Fingerpaint is filling out its biopharma offering by acquiring market-access and commercialization advisory firm 1798 Consultants, the indie agency is expected to announce Monday. Terms have not been disclosed.

With the acquisition, La Jolla, Calif.-based 1798 becomes Fingerpaint’s fifth office and its second on the West Coast. All leadership will be retained, and the consultancy will be rebranded as 1798, a Fingerpaint company. The firm’s founder, Roshawn Blunt, will report to Ed Mitzen, founder of Fingerpaint.

“We’ve started to do more rare disease, high-science and genetic therapy work where the market-access portion is more weighted than in a traditional pharma launch, and it became critical for us to add this as a service to clients,” said Mitzen. “1798 gives us a true, in-house market-access offering. We’ll be looking to integrate services across both organizations.”

Being part of the larger agency, said Blunt, will allow 1798 “to bring a creative side to our customers,” and everything that entails: digital, media, advertising and branding. “That’s where our side of the world is moving.”

1798 generated revenue of $11 million last year, $1 million more than in 2018, while Fingerpaint’s revenue rose to $51.4 million in 2019, according to Mitzen, from an MM&M-reported $44.9 million the year prior. With $15 million in projected 2020 billings, 1798 is expected to raise Fingerpaint’s 2020 turnover to a combined range of between $80 million to $85 million. Its 60 employees bring total agency head count to 350.

Helping clients, specialty brands in particular, to navigate the complexities of the reimbursement landscape to achieve the broadest possible coverage at the best possible price is what Blunt considers 1798’s sweetspot. 

“A lot of the individuals here came from the pharma industry or payers, and we’ve spent a lot of time working with high-cost specialty products,” said Blunt, herself a Princeton grad and an alumnus of Boston Consulting Group who went on to serve in a variety of market-access roles for Amgen and Johnson & Johnson before returning to outside consulting. 

“Increasingly in this environment, payers are a critical stakeholder,” she said.
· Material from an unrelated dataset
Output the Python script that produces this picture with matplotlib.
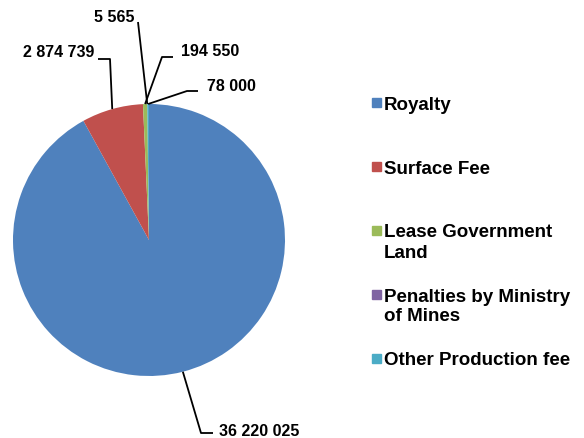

Whether from the standpoint of the pharma or investment community, “we are diving in and understanding what a payer may do.”

1798’s clients include not only pharma, medical devices and diagnostics, but also private equity and venture capital, as those kinds of entities seek a better understanding of what their investments can merit in the marketplace. Mitzen declined to name 1798’s client list but said they include large and midsize biopharma companies across a spectrum of virtually every therapeutic area and geography, with very few overlaps to Fingerpaint’s existing roster.

Having 1798 in-house allows Fingerpaint to offer life sciences clients healthcare consulting services such as patient and provider access, financial impact analysis and analytics, competitive intelligence, pull-through solutions, account leader support materials and training materials, according to a press release.

Mitzen said Fingerpaint had been looking to add a market-access function for some time but started evaluating companies in earnest two or three years ago. The agency invited 1798 in for advice on certain pitches and was impressed with its work quality, client relationships and ability to scale, “which is not something we saw commonly,” he said, adding that there have been “a lot of meetings and dinners to get to know one another and what we both want out of this, and to make sure culturally [the union] is a good fit.”

Blunt, for her part, said the prospect of being able to develop services from end to end, without outsourcing, “was very appealing.” She was also attracted by Fingerpaint’s indie status, people-first culture and commitment to philanthropic causes.

The acquisition marks Fingerpaint’s first since its 2014 purchase of Olson Communications, and the Southern California shop brings to five the number of FP offices, behind its Cedar Knolls, NJ, location, opened in 2018, along with Conshohocken, PA; Saratoga, NY; and Phoenix, AZ. 

No other acquisitions are planned in the short term, Mitzen said. “All of our offices have been growing organically pretty nicely… We want to be very methodical in companies that we add and not just buy things for the sake of growing or of increasing revenue. It’s possible you’ll see us doing more strategic moves, but it won’t be rapid fire like you see with some others.”

A new website and corporate branding for 1798 were set to go live today. The consultancy’s name derives from the year in which the country’s first system of health insurance was created. The predecessor to what is now known as the Department of Health and Human Services was created in July 1798 by an act of Congress.